As the Pearl Jam juggernaut prepares to surge through Baltimore, it’s perhaps interesting to note lead singer Eddie Vedder is a bit of a baseball nut. Ultimately, then, he would have postponed the current tour until after the MLB postseason in case his beloved Cubs made the World Series. But of course neither happened.
Vedder is a suburban Chicago native who has among his vast baseball paraphernalia collection the bloodied hat of Kyle Farnsworth after the lanky reliever beat up Paul Wilson of the Reds with plenty of Wilson’s claret flowing over the white home plate of Great American Ballpark. Vedder is no stranger around Wrigleyville, and he once brawled alongside White Sox ace Black Jack McDowell during a muddled late-night drinks fest in a New Orleans bar. At the Pearl Jam concert in Pittsburgh earlier this month, Pirates closer Jason Grilli was invited onstage to deliver a Will Ferrell-esque rant about Bucco fans and next season’s mission for the Pirates. The YouTube footage makes Grilli—standing next to the diminutive Vedder—appear to be eight feet tall. Vedder allowed Grilli to hang out onstage for a painfully long time.
There is something odd about this Pearl Jam tour. It’s had otherwise “normal” people dancing an “Invasion of the Bodysnatchers” transformative jig. The Brooklyn shows were greeted with nothing short of hydrophobia-tinged hype by radio hosts and various music pundits. I saw office managers, bond traders and freelance producer types actually tripping over each other to board an Amtrak train in upstate New York to make the Barclays Center Pearl Jam shows in Brooklyn. It was as if the Beatles had regenerated or The Clash had come back to life. I don’t remember this type of hype back when a ho-hum Pearl Jam was clogging the FM radio airwaves with their relatively mainstream brand of “grunge” rock n’ roll while Eddie made the cover of Time magazine. Maybe their slight absence for the past few years transformed a certain strain of music consumers (perhaps the mind-numbed masses of Dave Matthews followers?) into nostalgia mongers with a moist eye for the calendar pages of 1995.

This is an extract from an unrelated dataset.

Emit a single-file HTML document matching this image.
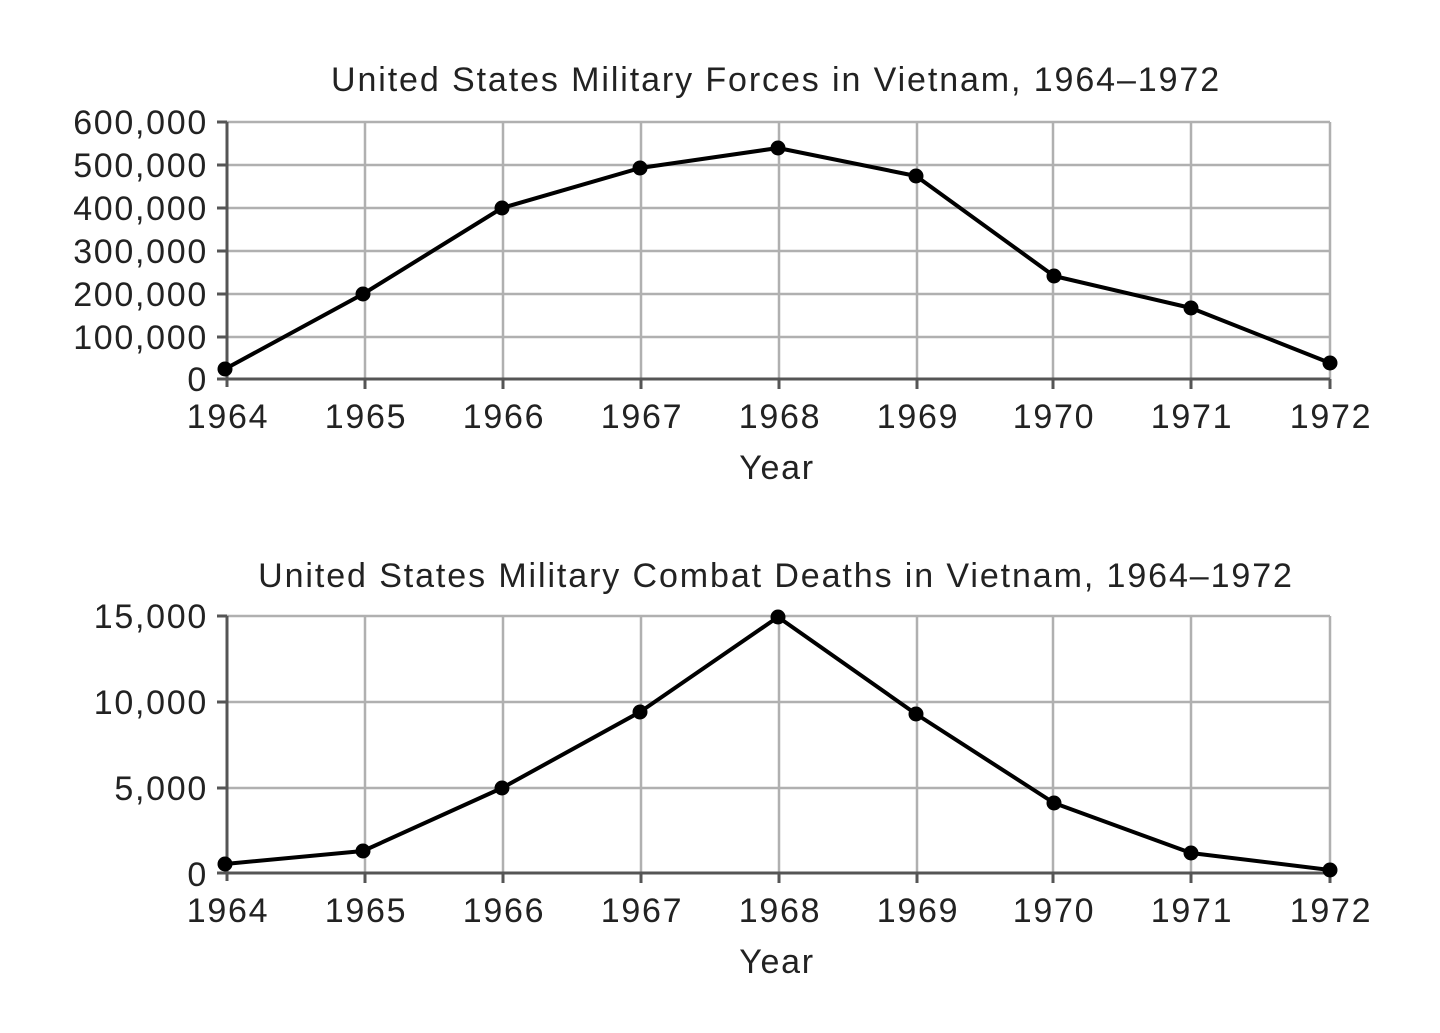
<!DOCTYPE html>
<html><head><meta charset="utf-8"><style>
html,body{margin:0;padding:0;background:#fff;}
svg text{font-family:"Liberation Sans",Arial,sans-serif;fill:#222;letter-spacing:1.7px;}
</style></head><body>
<svg width="1440" height="1028" viewBox="0 0 1440 1028" xmlns="http://www.w3.org/2000/svg">
<g font-size="34">
<!-- TOP CHART -->
<text x="776" y="91" text-anchor="middle" style="letter-spacing:1.9px">United States Military Forces in Vietnam, 1964–1972</text>
<g stroke="#b0b0b0" stroke-width="2.5" fill="none">
<line x1="227" y1="122" x2="1330" y2="122"/><line x1="227" y1="165" x2="1330" y2="165"/>
<line x1="227" y1="208" x2="1330" y2="208"/><line x1="227" y1="251" x2="1330" y2="251"/>
<line x1="227" y1="294" x2="1330" y2="294"/><line x1="227" y1="337" x2="1330" y2="337"/>
<line x1="365" y1="122" x2="365" y2="379"/><line x1="503" y1="122" x2="503" y2="379"/>
<line x1="641" y1="122" x2="641" y2="379"/><line x1="779" y1="122" x2="779" y2="379"/>
<line x1="917" y1="122" x2="917" y2="379"/><line x1="1053" y1="122" x2="1053" y2="379"/>
<line x1="1191" y1="122" x2="1191" y2="379"/><line x1="1330" y1="122" x2="1330" y2="379"/>
</g>
<g stroke="#555" stroke-width="3">
<line x1="227" y1="122" x2="227" y2="387"/><line x1="217" y1="379" x2="1330" y2="379"/>
<line x1="217" y1="122" x2="227" y2="122"/><line x1="217" y1="165" x2="227" y2="165"/><line x1="217" y1="208" x2="227" y2="208"/><line x1="217" y1="251" x2="227" y2="251"/><line x1="217" y1="294" x2="227" y2="294"/><line x1="217" y1="337" x2="227" y2="337"/>
<line x1="365" y1="379" x2="365" y2="389"/><line x1="503" y1="379" x2="503" y2="389"/><line x1="641" y1="379" x2="641" y2="389"/><line x1="779" y1="379" x2="779" y2="389"/><line x1="917" y1="379" x2="917" y2="389"/><line x1="1053" y1="379" x2="1053" y2="389"/><line x1="1191" y1="379" x2="1191" y2="389"/><line x1="1330" y1="379" x2="1330" y2="389"/>
</g>
<g text-anchor="end">
<text x="208" y="134">600,000</text><text x="208" y="177">500,000</text><text x="208" y="220">400,000</text>
<text x="208" y="263">300,000</text><text x="208" y="306">200,000</text><text x="208" y="349">100,000</text><text x="208" y="391">0</text>
</g>
<g text-anchor="middle">
<text x="228" y="428">1964</text><text x="366" y="428">1965</text><text x="504" y="428">1966</text><text x="642" y="428">1967</text><text x="780" y="428">1968</text><text x="918" y="428">1969</text><text x="1054" y="428">1970</text><text x="1192" y="428">1971</text><text x="1331" y="428">1972</text>
<text x="777" y="479">Year</text>
</g>
<polyline fill="none" stroke="#000" stroke-width="4" stroke-linejoin="round" points="225,369 363,294 502,208 640,168 778,148 916,176 1054,276 1191,308 1330,363"/>
<g fill="#000"><circle cx="225" cy="369" r="7.5"/><circle cx="363" cy="294" r="7.5"/><circle cx="502" cy="208" r="7.5"/><circle cx="640" cy="168" r="7.5"/><circle cx="778" cy="148" r="7.5"/><circle cx="916" cy="176" r="7.5"/><circle cx="1054" cy="276" r="7.5"/><circle cx="1191" cy="308" r="7.5"/><circle cx="1330" cy="363" r="7.5"/></g>

<!-- BOTTOM CHART -->
<text x="776" y="587" text-anchor="middle" style="letter-spacing:1.9px">United States Military Combat Deaths in Vietnam, 1964–1972</text>
<g stroke="#b0b0b0" stroke-width="2.5" fill="none">
<line x1="227" y1="616" x2="1330" y2="616"/><line x1="227" y1="702" x2="1330" y2="702"/><line x1="227" y1="788" x2="1330" y2="788"/>
<line x1="365" y1="616" x2="365" y2="873"/><line x1="503" y1="616" x2="503" y2="873"/>
<line x1="641" y1="616" x2="641" y2="873"/><line x1="779" y1="616" x2="779" y2="873"/>
<line x1="917" y1="616" x2="917" y2="873"/><line x1="1053" y1="616" x2="1053" y2="873"/>
<line x1="1191" y1="616" x2="1191" y2="873"/><line x1="1330" y1="616" x2="1330" y2="873"/>
</g>
<g stroke="#555" stroke-width="3">
<line x1="227" y1="616" x2="227" y2="881"/><line x1="217" y1="873" x2="1330" y2="873"/>
<line x1="217" y1="616" x2="227" y2="616"/><line x1="217" y1="702" x2="227" y2="702"/><line x1="217" y1="788" x2="227" y2="788"/>
<line x1="365" y1="873" x2="365" y2="883"/><line x1="503" y1="873" x2="503" y2="883"/><line x1="641" y1="873" x2="641" y2="883"/><line x1="779" y1="873" x2="779" y2="883"/><line x1="917" y1="873" x2="917" y2="883"/><line x1="1053" y1="873" x2="1053" y2="883"/><line x1="1191" y1="873" x2="1191" y2="883"/><line x1="1330" y1="873" x2="1330" y2="883"/>
</g>
<g text-anchor="end">
<text x="208" y="628">15,000</text><text x="208" y="714">10,000</text><text x="208" y="800">5,000</text><text x="208" y="886">0</text>
</g>
<g text-anchor="middle">
<text x="228" y="922">1964</text><text x="366" y="922">1965</text><text x="504" y="922">1966</text><text x="642" y="922">1967</text><text x="780" y="922">1968</text><text x="918" y="922">1969</text><text x="1054" y="922">1970</text><text x="1192" y="922">1971</text><text x="1331" y="922">1972</text>
<text x="777" y="973">Year</text>
</g>
<polyline fill="none" stroke="#000" stroke-width="4" stroke-linejoin="round" points="225,864 363,851 502,788 640,712 778,617 916,714 1054,803 1191,853 1330,870"/>
<g fill="#000"><circle cx="225" cy="864" r="7.5"/><circle cx="363" cy="851" r="7.5"/><circle cx="502" cy="788" r="7.5"/><circle cx="640" cy="712" r="7.5"/><circle cx="778" cy="617" r="7.5"/><circle cx="916" cy="714" r="7.5"/><circle cx="1054" cy="803" r="7.5"/><circle cx="1191" cy="853" r="7.5"/><circle cx="1330" cy="870" r="7.5"/></g>
</g>
</svg>
</body></html>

I remember a female East Village bartender back then telling me Eddie Vedder doesn’t sing. “He emotes,” she said to me over a rack of empty Red Stripe bottles at Sugar Reef. She was playing Pearl Jam again on the sound system. She was supposed to be playing soca or meringue, but no, she just had to hear the guy emote some more. Fellow busboys had warned her about management scowling when the song “Jeremy” played over tables of copywriters trying to wolf down jerk chicken, but she didn’t listen and was soon sent packing. For those who never stopped wearing flannel shirts, it’s odd for the neo-Pearl Jam cult members to randomly approach and ask about set-list predictions for the New Zealand portion of the band’s tour.
So Vedder has the baseball creds. Therefore a Cubs VedderMetric Formula should be used to determine a winning forecast for this year’s World Series. This one is as easy as Nate Silver buying scratch-off lottery tickets at Cumberland Farms: The Red Sox have former Cubs talisman Ryan Dempster, a Canadian who is therefore immune to the pomposity oozing from every pore of the St. Louis organization. Advantage: Boston.

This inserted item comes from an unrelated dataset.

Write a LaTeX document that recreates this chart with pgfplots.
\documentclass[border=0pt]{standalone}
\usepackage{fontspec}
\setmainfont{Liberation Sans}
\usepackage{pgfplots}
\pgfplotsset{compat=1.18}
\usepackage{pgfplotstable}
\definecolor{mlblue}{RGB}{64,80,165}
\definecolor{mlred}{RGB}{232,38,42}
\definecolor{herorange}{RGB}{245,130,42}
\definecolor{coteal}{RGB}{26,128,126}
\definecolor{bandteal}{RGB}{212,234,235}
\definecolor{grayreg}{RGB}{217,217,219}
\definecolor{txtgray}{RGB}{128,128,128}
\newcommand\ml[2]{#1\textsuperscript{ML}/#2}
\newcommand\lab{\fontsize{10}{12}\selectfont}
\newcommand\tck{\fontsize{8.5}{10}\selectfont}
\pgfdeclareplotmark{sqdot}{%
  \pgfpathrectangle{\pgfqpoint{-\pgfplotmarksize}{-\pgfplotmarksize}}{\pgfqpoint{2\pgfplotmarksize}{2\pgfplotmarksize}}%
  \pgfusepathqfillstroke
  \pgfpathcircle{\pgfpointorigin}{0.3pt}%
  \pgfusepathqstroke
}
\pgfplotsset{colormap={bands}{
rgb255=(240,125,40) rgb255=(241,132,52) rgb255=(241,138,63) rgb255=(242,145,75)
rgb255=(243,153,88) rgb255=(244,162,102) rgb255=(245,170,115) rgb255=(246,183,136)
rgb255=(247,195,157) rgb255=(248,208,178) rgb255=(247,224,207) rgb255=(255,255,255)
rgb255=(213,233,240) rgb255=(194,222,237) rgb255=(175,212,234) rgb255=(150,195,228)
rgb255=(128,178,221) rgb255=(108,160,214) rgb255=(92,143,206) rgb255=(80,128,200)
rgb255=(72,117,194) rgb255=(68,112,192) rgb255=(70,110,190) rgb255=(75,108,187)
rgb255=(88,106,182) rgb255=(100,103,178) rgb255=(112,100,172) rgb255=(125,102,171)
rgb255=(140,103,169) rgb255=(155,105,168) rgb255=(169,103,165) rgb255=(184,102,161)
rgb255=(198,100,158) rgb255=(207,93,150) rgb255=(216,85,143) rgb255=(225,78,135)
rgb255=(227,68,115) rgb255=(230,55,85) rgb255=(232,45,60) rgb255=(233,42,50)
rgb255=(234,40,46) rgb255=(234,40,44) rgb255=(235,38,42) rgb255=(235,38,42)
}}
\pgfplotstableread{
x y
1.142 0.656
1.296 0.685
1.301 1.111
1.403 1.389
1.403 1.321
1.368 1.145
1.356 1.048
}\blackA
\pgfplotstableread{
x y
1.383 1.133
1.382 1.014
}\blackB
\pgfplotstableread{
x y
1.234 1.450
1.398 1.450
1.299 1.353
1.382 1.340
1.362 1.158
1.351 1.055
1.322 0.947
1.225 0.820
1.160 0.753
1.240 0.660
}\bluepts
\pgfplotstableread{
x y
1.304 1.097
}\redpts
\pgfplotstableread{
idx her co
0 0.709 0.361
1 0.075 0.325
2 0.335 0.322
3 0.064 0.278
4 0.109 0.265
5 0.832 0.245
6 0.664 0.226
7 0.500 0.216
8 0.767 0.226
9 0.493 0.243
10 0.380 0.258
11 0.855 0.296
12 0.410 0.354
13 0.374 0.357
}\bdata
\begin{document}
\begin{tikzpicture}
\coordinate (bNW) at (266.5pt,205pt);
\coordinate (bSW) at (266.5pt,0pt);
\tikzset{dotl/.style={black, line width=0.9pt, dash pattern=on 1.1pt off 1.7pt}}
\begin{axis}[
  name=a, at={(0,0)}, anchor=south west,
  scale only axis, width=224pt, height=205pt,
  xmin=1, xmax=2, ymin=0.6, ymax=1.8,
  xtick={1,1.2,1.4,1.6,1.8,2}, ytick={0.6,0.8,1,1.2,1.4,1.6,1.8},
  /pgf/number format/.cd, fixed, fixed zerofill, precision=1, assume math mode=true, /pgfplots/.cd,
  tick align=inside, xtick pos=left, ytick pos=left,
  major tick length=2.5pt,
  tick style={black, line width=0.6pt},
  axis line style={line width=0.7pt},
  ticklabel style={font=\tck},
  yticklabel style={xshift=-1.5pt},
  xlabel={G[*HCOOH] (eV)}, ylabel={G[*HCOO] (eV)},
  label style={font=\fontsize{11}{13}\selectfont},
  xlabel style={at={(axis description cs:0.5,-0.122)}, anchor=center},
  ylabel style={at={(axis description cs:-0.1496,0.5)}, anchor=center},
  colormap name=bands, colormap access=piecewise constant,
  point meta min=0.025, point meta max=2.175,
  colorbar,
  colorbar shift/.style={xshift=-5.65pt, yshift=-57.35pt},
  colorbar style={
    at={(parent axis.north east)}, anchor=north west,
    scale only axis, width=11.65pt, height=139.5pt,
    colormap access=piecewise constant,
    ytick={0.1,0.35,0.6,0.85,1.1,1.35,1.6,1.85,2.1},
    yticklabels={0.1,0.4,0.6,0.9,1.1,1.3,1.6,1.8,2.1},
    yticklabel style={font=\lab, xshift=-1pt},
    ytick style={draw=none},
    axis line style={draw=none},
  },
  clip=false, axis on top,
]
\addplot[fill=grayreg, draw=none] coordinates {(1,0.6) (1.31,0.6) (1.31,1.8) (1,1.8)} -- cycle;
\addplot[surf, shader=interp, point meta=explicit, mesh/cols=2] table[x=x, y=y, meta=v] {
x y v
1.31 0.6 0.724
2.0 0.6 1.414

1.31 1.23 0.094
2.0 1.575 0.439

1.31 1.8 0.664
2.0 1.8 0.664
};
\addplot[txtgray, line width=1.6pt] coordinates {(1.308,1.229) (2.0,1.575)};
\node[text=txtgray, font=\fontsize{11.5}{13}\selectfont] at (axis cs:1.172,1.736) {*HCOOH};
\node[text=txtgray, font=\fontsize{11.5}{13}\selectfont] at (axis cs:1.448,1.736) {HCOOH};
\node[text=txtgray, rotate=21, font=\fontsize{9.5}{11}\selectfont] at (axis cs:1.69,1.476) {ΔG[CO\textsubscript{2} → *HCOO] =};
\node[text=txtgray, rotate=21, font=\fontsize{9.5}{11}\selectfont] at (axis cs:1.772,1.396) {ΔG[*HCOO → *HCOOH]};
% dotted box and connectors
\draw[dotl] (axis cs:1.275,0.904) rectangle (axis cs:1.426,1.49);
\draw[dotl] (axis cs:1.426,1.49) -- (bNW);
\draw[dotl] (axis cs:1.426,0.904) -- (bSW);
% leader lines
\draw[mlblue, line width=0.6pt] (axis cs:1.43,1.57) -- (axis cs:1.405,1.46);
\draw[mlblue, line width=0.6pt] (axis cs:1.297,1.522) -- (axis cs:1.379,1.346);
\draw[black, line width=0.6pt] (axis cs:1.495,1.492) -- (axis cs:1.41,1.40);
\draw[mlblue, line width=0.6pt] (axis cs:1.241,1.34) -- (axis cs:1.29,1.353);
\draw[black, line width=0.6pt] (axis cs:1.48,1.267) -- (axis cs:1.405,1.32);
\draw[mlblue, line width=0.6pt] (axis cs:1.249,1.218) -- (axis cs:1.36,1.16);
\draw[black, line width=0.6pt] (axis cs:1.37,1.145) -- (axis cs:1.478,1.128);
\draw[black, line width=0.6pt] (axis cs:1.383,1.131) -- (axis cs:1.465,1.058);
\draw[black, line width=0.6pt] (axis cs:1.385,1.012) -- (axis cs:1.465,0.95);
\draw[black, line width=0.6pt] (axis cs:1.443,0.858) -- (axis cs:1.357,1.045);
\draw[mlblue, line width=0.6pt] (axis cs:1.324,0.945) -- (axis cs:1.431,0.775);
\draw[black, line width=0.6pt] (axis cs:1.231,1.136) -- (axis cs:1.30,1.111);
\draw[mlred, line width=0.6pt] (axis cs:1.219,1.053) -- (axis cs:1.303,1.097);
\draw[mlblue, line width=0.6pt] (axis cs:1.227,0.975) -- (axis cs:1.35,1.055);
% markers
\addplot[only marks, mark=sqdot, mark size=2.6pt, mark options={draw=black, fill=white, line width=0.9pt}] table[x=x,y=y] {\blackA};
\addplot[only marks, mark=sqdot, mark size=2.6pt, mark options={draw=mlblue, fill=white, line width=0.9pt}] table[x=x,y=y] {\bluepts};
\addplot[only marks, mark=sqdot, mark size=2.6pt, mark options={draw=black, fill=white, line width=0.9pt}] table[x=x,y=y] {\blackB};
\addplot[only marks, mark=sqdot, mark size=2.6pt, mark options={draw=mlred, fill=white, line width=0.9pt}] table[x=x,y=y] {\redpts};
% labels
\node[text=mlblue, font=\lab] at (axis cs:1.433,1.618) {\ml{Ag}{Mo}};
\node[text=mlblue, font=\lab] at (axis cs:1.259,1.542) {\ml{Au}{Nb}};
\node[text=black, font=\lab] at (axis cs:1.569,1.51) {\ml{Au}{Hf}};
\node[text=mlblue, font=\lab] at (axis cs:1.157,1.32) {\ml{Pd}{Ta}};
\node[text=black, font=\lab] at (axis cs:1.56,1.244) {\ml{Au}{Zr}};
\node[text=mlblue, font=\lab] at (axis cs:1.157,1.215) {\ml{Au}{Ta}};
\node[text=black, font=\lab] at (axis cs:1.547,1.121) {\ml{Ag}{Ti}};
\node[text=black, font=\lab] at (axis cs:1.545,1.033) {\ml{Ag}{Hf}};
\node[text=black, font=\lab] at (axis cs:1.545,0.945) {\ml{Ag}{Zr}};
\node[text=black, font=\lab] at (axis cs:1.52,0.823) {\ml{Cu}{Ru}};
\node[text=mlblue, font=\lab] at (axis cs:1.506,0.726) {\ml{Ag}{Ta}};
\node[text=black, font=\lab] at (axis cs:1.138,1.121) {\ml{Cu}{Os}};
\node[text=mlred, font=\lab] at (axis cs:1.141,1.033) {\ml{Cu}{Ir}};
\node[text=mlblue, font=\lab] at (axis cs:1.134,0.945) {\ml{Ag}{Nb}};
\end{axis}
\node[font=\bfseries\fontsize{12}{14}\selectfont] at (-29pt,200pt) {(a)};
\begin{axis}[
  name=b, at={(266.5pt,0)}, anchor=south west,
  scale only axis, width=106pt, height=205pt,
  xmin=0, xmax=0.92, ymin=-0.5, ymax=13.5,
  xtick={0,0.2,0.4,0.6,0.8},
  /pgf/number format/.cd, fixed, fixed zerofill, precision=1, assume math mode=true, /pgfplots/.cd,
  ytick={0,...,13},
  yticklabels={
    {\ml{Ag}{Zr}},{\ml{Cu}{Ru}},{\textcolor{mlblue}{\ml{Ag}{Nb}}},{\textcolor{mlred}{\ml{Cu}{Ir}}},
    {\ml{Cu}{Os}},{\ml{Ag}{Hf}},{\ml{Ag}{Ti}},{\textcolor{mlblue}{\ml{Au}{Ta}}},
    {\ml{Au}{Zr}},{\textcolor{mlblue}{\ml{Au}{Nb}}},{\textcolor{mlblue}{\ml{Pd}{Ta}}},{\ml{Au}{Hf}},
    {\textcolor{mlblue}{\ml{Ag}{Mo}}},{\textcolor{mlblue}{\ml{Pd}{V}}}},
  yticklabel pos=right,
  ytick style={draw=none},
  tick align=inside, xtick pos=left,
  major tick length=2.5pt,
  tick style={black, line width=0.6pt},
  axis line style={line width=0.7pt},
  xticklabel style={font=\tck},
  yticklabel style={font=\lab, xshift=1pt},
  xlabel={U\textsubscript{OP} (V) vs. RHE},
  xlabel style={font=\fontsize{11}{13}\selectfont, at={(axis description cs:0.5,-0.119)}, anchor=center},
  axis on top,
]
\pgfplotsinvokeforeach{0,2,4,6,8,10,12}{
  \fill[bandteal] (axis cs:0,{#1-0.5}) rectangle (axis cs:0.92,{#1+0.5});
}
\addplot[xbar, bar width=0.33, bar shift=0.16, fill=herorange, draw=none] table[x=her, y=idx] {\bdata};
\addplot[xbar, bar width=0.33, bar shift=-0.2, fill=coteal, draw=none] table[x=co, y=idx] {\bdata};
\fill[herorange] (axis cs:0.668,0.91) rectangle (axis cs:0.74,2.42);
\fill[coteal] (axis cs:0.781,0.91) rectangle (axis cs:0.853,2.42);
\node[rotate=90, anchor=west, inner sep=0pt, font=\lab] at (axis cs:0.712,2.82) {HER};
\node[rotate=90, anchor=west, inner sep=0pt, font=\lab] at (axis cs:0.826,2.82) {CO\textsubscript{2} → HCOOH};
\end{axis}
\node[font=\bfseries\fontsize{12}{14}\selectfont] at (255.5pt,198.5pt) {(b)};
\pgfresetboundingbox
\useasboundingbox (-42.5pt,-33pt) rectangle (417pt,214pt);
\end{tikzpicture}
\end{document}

At least the 2013 Fall Classic features teams with the best records from each league. People ask whom I’m rooting for and I say “the umpires.” Extending their uncanny fortune into Biblical realms, the Cardinals have turned every Pirates fan into Job this year.
When the 2013 World Series goes to the seventh game in Boston on October 31, Vedder and co. and all their amplifiers and flannel and Dead Boys covers will be traveling from minor league outpost Charlotte to another AAA stalwart city that is New Orleans. This one will go seven, and Jon Lester will be the “Better Man” and get the win, just as he did in Denver on October 28, 2007 when the Red Sox swept away the Rockies to win it all. For Pearl Jam, 2007 was relatively dormant. They pissed off to Europe for a tidy June tour and then returned to the States for the requisite pair of Chicago concerts. Vedder’s Cubbies, however, had plenty of work to do that summer as they forced headline-writers to use the word “resurgent” and won the NL Central, only to be promptly swept by Arizona in the playoffs.